The supports nature employed greatly affects the catalytic activities and physicochemical characteristics of catalysts. In the present investigation, after the catalytic decomposition of methane using 82Ni-8Cu/Al2O3 catalyst, an inactive catalyst containing a carbon nanofiber byproduct has been studied as a support for synthesis of higher alcohols and other oxygenates from syngas and ethanol conversion, respectively, over a K-modified Co-promoted MoS2 catalyst. The catalytic results have been compared with those of catalysts supported on Al2O3, carbon-coated alumina, and two types of fabric-activated carbon (NWA and AST). Besides, an unprompted (K)-MoS2 catalyst supported on CNF-82Ni-8Cu/Al2O3 (CNFS) has been tested to investigate the mobility probability of Ni atoms from support to the KMoS2 active phase. N2 adsorption–desorption, X-ray fluorescence (XRF), X-ray diffraction (XRD), scanning electron microscopy (SEM), energy dispersive X-ray spectroscopy (EDX), transmission electron microscopy (TEM), and X-ray photoelectron spectroscopy (XPS) were used to analyze the sulfided catalysts.
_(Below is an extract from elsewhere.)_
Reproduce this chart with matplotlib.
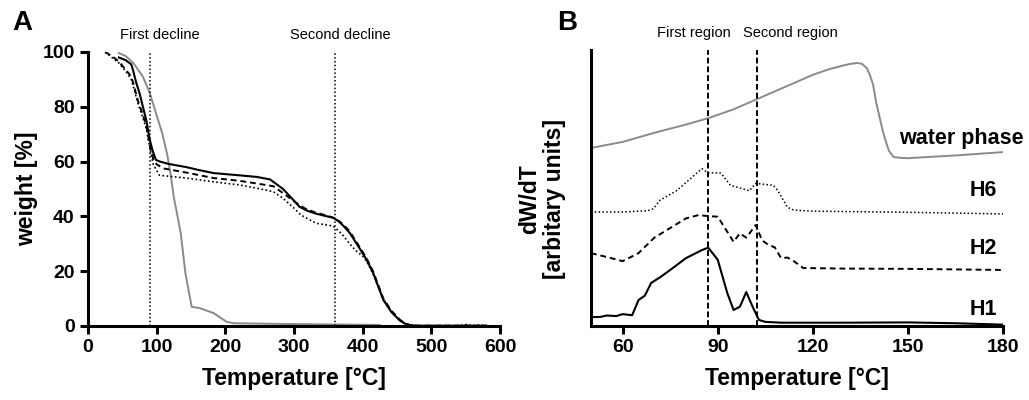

On comparing CNFS-supported catalysts to alumina-based supports and fabric-activated carbons, the CNFS-supported catalysts demonstrated the highest ability to resist hydrogenation and water–gas shift reactions. This was due to the highest average stacking number and average slab length, which were likely caused by the minimal interaction between the active phase and CNFS support. As a result, it causes the atoms of potassium and cobalt to develop electronic states that are favorable for the higher synthesis of alcohols. KMoS2/CNFS has demonstrated the best selectivity toward ethanol and total liquid yield. The order of supported sulfided catalysts for synthesizing other oxygenates from ethanol conversion decreases as follows: KMoS2/CNFS > KCoMoS2/AST > KCoMoS2/NWA ≥ KCoMoS2/CNFS > KCoMoS2/CCA ≥ KCoMoS2/Al2O3. For the first time, the possibility of dynamics of nickel ions from support to the active phase has been proven.